Structure of the gene-editing enzyme Cas9 interacting with guide RNA and DNA. (Gabriel Velez/Mahajan Lab)

And already it's been possible to use CRISPR to make changes to DNA in affected people so that they are essentially cured of their disease. And these results were announced just in the last year or so. That's been extraordinary. And I think it really highlights the potential of CRISPR as well as opportunities to use it for other kinds of genetic disease. 

What about applications outside of medicine? 

I'm very excited about opportunities in agriculture. And personally, I think that's the area where we will see the soonest global impacts of genome editing because it gives science the way to alter the DNA in plants quickly and precisely so that genes can be tweaked or even changed in a larger sense, to give plants the ability to deal with climate change, drought, increased nutritional value, things like that. So I think that's a very exciting area of biology right now. 

There are all these exciting areas, but have there been any applications of CRISPR-Cas9 that have disturbed you? 

There have, definitely. With a powerful technology, there's always the potential for misuse. And this is certainly the case for CRISPR.

I was aware early on that it would be possible to use CRISPR in human embryos to make changes to DNA that become inheritable.

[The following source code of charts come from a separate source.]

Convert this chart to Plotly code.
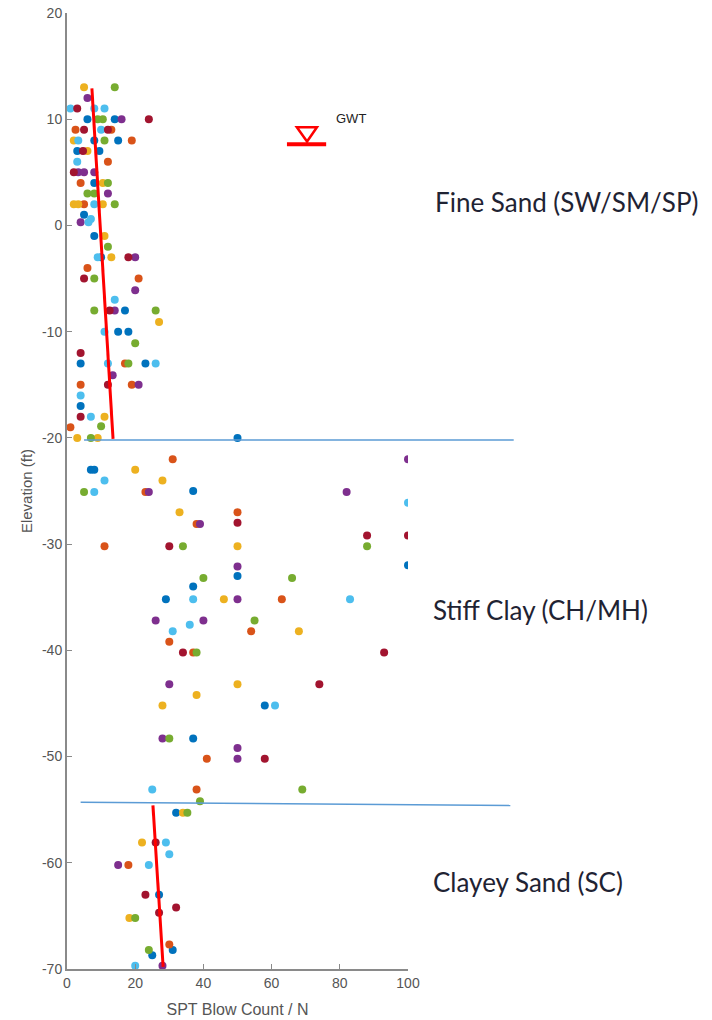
import plotly.graph_objects as go

# SPT blow count (N) and elevation (ft) for each boring, one colour per boring
blue_n = [6, 14, 8, 15, 3, 9.5, 8, 5, 8, 10, 17, 15, 18, 4, 23, 4, 50, 7, 8, 37, 100, 50, 37, 29, 58, 37, 32, 27, 31, 25]
blue_elev = [10, 10, 8, 8, 7, 7, 4, 1, -1, -3, -8, -10, -10, -13, -13, -17, -20, -23, -23, -25, -32, -33, -34, -35.2, -45.2, -48.3, -55.3, -63, -68.2, -68.7]

orange_n = [2.5, 13, 19, 12, 4, 5, 6, 21, 17, 4, 19, 1, 31, 23, 50, 38, 11, 63, 54, 30, 37, 41, 38, 18, 30]
orange_elev = [9, 9, 8, 6, 4, 2, -4, -5, -13, -15, -15, -19, -22, -25.1, -27, -28.1, -30.2, -35.2, -38.2, -39.2, -40.2, -50.2, -53.1, -60.2, -67.7]

yellow_n = [5, 2, 6, 10.5, 2, 3.3, 10.5, 11, 13, 27, 11, 3, 9, 20, 28, 33, 50, 46, 68, 50, 38, 28, 34, 22, 18.3]
yellow_elev = [13, 8, 7, 4, 2, 2, 2, -1, -3, -9.1, -18, -20, -20, -23, -24, -27, -30.2, -35.2, -38.2, -43.2, -44.2, -45.2, -55.3, -58.1, -65.2]

purple_n = [6, 16, 3.3, 5, 8, 12, 4, 20, 20, 14, 13.4, 21, 100, 24, 82, 39, 50, 50, 26, 40, 30, 28, 50, 50, 15, 28]
purple_elev = [12, 10, 5, 5, 5, 3, 0.3, -3, -6.1, -8, -14.1, -15, -22, -25.1, -25.1, -28.1, -32.1, -35.2, -37.2, -37.2, -43.2, -48.3, -49.2, -50.2, -60.2, -69.7]

green_n = [14, 9, 10.5, 11, 12, 6, 8, 14, 12, 8, 8, 26, 20, 18, 10, 7, 5, 34, 88, 40, 66, 55, 38, 30, 69, 39, 35.3, 20, 24]
green_elev = [13, 10, 10, 8, 4, 3, 3, 2, -2, -5, -8, -8, -11.1, -13, -18.9, -20, -25.1, -30.2, -30.2, -33.2, -33.2, -37.2, -40.2, -48.3, -53.1, -54.2, -55.3, -65.2, -68.2]

lightblue_n = [1, 8, 11, 10, 3.3, 3, 8, 6.3, 7, 9, 14, 11, 12, 26, 4, 7, 11, 8, 100, 37, 83, 36, 31, 61, 25, 29, 30, 24, 20]
lightblue_elev = [11, 11, 11, 9, 8, 6, 2, 0.3, 0.6, -3, -7, -10, -13, -13, -16, -18, -24, -25.1, -26.1, -35.2, -35.2, -37.6, -38.2, -45.2, -53.1, -58.1, -59.2, -60.2, -69.7]

darkred_n = [3, 24, 5, 12, 4.7, 2, 18, 5, 12.5, 4, 12, 4, 50, 88, 100, 30, 34, 93, 74, 58, 26, 23, 32, 27]
darkred_elev = [11, 10, 9, 9, 7, 5, -3, -5, -8, -12, -15, -18, -28, -29.2, -29.2, -30.2, -40.2, -40.2, -43.2, -50.2, -58.1, -63, -64.2, -64.7]

borings = [
    (blue_n, blue_elev, "#0072BD"),
    (orange_n, orange_elev, "#D95319"),
    (yellow_n, yellow_elev, "#EDB120"),
    (purple_n, purple_elev, "#7E2F8E"),
    (green_n, green_elev, "#77AC30"),
    (lightblue_n, lightblue_elev, "#4DBEEE"),
    (darkred_n, darkred_elev, "#A2142F"),
]

# Linear trend lines through the two sand layers
fine_sand_trend_n = [7.3, 13.5]
fine_sand_trend_elev = [12.9, -20.1]
clayey_sand_trend_n = [25.2, 28.2]
clayey_sand_trend_elev = [-54.6, -69.8]

# Layer boundaries: (start N, end N), (elevation at start, elevation at end)
boundary_n = [(5, 131), (4, 130)]
boundary_elev = [(-20.2, -20.2), (-54.3, -54.6)]

# Groundwater table marker
gwt_n = [64.5, 76.0]
gwt_elev = 7.64
gwt_tri_n = [67.4, 73.3, 70.4]
gwt_tri_elev = [9.25, 9.25, 7.9]

# Layer names and where they sit (N, elevation)
layer_names = ["Fine Sand (SW/SM/SP)", "Stiff Clay (CH/MH)", "Clayey Sand (SC)"]
layer_n = [107.3, 106.7, 106.7]
layer_elev = [2.2, -36.2, -61.8]

x_range = [0, 100]
y_range = [-70, 20]
x_ticks = [0, 20, 40, 60, 80, 100]
y_ticks = [20, 10, 0, -10, -20, -30, -40, -50, -60, -70]

fig = go.Figure()

for n, elev, color in borings:
    fig.add_trace(go.Scatter(
        x=n, y=elev, mode="markers",
        marker=dict(size=8, color=color, line=dict(width=0)),
        showlegend=False, hoverinfo="x+y",
    ))

for n, elev in [(fine_sand_trend_n, fine_sand_trend_elev), (clayey_sand_trend_n, clayey_sand_trend_elev)]:
    fig.add_trace(go.Scatter(
        x=n, y=elev, mode="lines",
        line=dict(color="#FF0000", width=3),
        showlegend=False, hoverinfo="skip",
    ))


def to_paper_x(n):
    return (n - x_range[0]) / (x_range[1] - x_range[0])


shapes = []
for (n0, n1), (e0, e1) in zip(boundary_n, boundary_elev):
    shapes.append(dict(
        type="line", xref="paper", yref="y",
        x0=to_paper_x(n0), x1=to_paper_x(n1), y0=e0, y1=e1,
        line=dict(color="#5B9BD5", width=1.5),
    ))

# Groundwater symbol: inverted triangle over a bar
shapes.append(dict(
    type="path", xref="x", yref="y",
    path="M {0},{3} L {1},{4} L {2},{5} Z".format(
        gwt_tri_n[0], gwt_tri_n[1], gwt_tri_n[2],
        gwt_tri_elev[0], gwt_tri_elev[1], gwt_tri_elev[2]),
    line=dict(color="#FF0000", width=2.5),
))
shapes.append(dict(
    type="line", xref="x", yref="y",
    x0=gwt_n[0], x1=gwt_n[1], y0=gwt_elev, y1=gwt_elev,
    line=dict(color="#FF0000", width=4),
))

annotations = []
for name, n, e in zip(layer_names, layer_n, layer_elev):
    annotations.append(dict(
        text=name, x=to_paper_x(n), y=e, xref="paper", yref="y",
        xanchor="left", yanchor="middle", showarrow=False,
        font=dict(family="Lato", size=26, color="#1f2333"),
    ))
annotations.append(dict(
    text="GWT", x=78.3, y=10.1, xref="x", yref="y",
    xanchor="left", yanchor="middle", showarrow=False,
    font=dict(family="Liberation Sans", size=13, color="#222222"),
))

axis_common = dict(
    showline=True, linecolor="#8a8a8a", linewidth=2,
    ticks="inside", ticklen=5, tickwidth=1, tickcolor="#8a8a8a",
    showgrid=False, zeroline=False, automargin=False,
    tickfont=dict(family="Liberation Sans", size=14, color="#555555"),
)

fig.update_layout(
    width=712, height=1020,
    margin=dict(l=67, r=304, t=13, b=51),
    paper_bgcolor="white", plot_bgcolor="white",
    xaxis=dict(range=x_range, tickvals=x_ticks, ticktext=[str(v) for v in x_ticks],
               title=dict(text="SPT Blow Count / N", standoff=14,
                          font=dict(family="Liberation Sans", size=16, color="#555555")),
               **axis_common),
    yaxis=dict(range=y_range, tickvals=y_ticks, ticktext=[str(v) for v in y_ticks],
               title=dict(text="Elevation (ft)", standoff=6,
                          font=dict(family="Liberation Sans", size=15, color="#555555")),
               **axis_common),
    shapes=shapes,
    annotations=annotations,
)

fig.write_html("out.html")
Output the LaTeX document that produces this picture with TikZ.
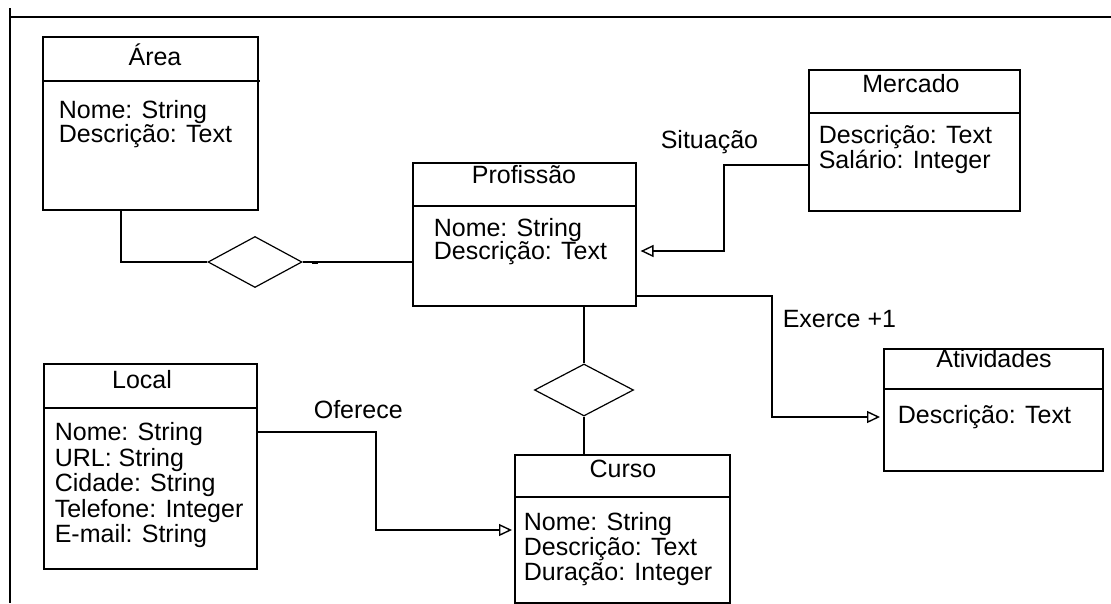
\documentclass[tikz,border=0pt]{standalone}
\usepackage{fontspec}
\setmainfont{Liberation Sans}
\usetikzlibrary{arrows.meta,shapes.geometric}
\newcommand\umlfont{\fontsize{25}{25}\selectfont}
\begin{document}
\begin{tikzpicture}[x=1pt,y=-1pt,
  line width=1.6pt,
  classbox/.style={draw, rectangle, anchor=north west, inner sep=0pt},
  attr/.style={anchor=base west, inner sep=0pt, font=\umlfont},
  ttl/.style={anchor=base, inner sep=0pt, font=\umlfont},
  rel/.style={draw, diamond, inner sep=0pt, line width=1.2pt},
  gen/.style={-{Triangle[open,length=13pt,width=12pt,line width=1.4pt]}}
]
\useasboundingbox (0,0) rectangle (1111,603);

% frame
\draw[line width=2.2pt] (10,8) -- (10,603);
\draw[line width=2.2pt] (10,17) -- (1111,17);

% classes
\node[classbox, minimum width=215pt, minimum height=173pt] (area) at (42,36) {};
\draw ([yshift=-45pt]area.north west) -- ++(218,0);
\node[ttl] (areaT) at (155,65) {Área};
\node[attr] at (58,118) {Nome: String};
\node[attr] at (58,142) {Descrição: Text};

\node[classbox, minimum width=223pt, minimum height=143pt] (profissao) at (412,162) {};
\draw ([yshift=-44pt]profissao.north west) -- ([yshift=-44pt]profissao.north east);
\node[ttl] (profT) at (524,183) {Profissão};
\node[attr] at (433,236) {Nome: String};
\node[attr] at (433,259) {Descrição: Text};

\node[classbox, minimum width=211pt, minimum height=141pt] (mercado) at (808,69) {};
\draw ([yshift=-44pt]mercado.north west) -- ([yshift=-44pt]mercado.north east);
\node[ttl] (mercT) at (911,92) {Mercado};
\node[attr] at (818,143) {Descrição: Text};
\node[attr] at (818,168) {Salário: Integer};

\node[classbox, minimum width=219pt, minimum height=122pt] (atividades) at (883,348) {};
\draw ([yshift=-41pt]atividades.north west) -- ([yshift=-41pt]atividades.north east);
\node[ttl] (ativT) at (994,367) {Atividades};
\node[attr] at (897,423) {Descrição: Text};

\node[classbox, minimum width=213pt, minimum height=205pt] (local) at (43,363) {};
\draw ([yshift=-45pt]local.north west) -- ([yshift=-45pt]local.north east);
\node[ttl] (localT) at (142,388) {Local};
\node[attr] at (54,440) {Nome: String};
\node[attr] at (54,466) {URL: String};
\node[attr] at (54,491) {Cidade: String};
\node[attr] at (54,517) {Telefone: Integer};
\node[attr] at (54,542) {E-mail: String};

\node[classbox, minimum width=215pt, minimum height=148pt] (curso) at (514,454) {};
\draw ([yshift=-43pt]curso.north west) -- ([yshift=-43pt]curso.north east);
\node[ttl] (cursoT) at (623,477) {Curso};
\node[attr] at (523,530) {Nome: String};
\node[attr] at (523,555) {Descrição: Text};
\node[attr] at (523,580) {Duração: Integer};

% relationship diamonds
\node[rel, minimum width=94pt, minimum height=51pt] (d1) at (255,262) {};
\node[rel, minimum width=99pt, minimum height=52pt] (d2) at (584,390) {};

% connectors
\coordinate (b1) at (121,262);
\draw (area.south -| b1) -- (b1) -- (d1.west);
\draw (d1.east) -- (profissao.west |- d1.east);
\draw[line width=3pt] ([xshift=9pt]d1.east) -- ++(6,0);

\draw (d2.north |- profissao.south) -- (d2.north);
\draw (d2.south) -- (d2.south |- curso.north);

\coordinate (m1) at (724,165);
\coordinate (m2) at (724,251);
\draw[gen, shorten >=4pt] (mercado.west |- m1) -- (m1) -- (m2) -- (profissao.east |- m2);

\coordinate (e1) at (772,296);
\coordinate (e2) at (772,417);
\draw[gen, shorten >=3pt] (profissao.east |- e1) -- (e1) -- (e2) -- (atividades.west |- e2);

\coordinate (o1) at (376,432);
\coordinate (o2) at (376,530);
\draw[gen, shorten >=2pt] (local.east |- o1) -- (o1) -- (o2) -- (curso.west |- o2);

% association labels
\node[attr] (sit) at (660,148) {Situação};
\node[attr] (exe) at (782,327) {Exerce +1};
\node[attr] (ofe) at (313,418) {Oferece};
\end{tikzpicture}
\end{document}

And this is, to me, just kind of an astounding technology to think that humans have now the ability to rewrite their own DNA and do it in a way that can pass those changes on to future generations.

How do we manage a tool like that?

Emmanuelle Charpentier, left, and Jennifer Doudna celebrate on stage after receiving the 2015 Princess of Asturias Award for Technical and Scientific Research. The pair won this year's Nobel Prize in Chemistry for their discovery of the gene-editing tool CRISPR. (Miguel Riopa/AFP via Getty Images)

I think it's been critical to have an open, transparent discussion about this globally, and that's really been going on for at least five years.

But that did not stop a scientist in China from announcing CRISPR babies that had been edited to protect them from HIV infection. And so that, I think, has galvanized the international community to rally around the desire to ensure responsible use and certainly transparent use of the technology. 

You've been active in calling for regulations to control the use of CRISPR. What are your concerns? 

I think we have to be careful with regulations because where do you draw the line? And so, in my view, I think at least here in the U.S., we have a pretty good framework from a regulatory perspective for use of technologies, including CRISPR. But really, this goes back to the 1970s and the early developments in molecular biology. 

That being said, I do think it's critical to have a particular safety net around the use of CRISPR in human embryos and the human germline. And so that's something where the active involvement of international groups, including the science academies, is so important. 

Do you think CRISPR has reached its full potential yet? 

No, I don't. I think it's still very much a developing technology. We're eight years into it and clearly still many advances happening in the field that are continuing to expand the capabilities of the CRISPR technology. So I don't see any end to that right away.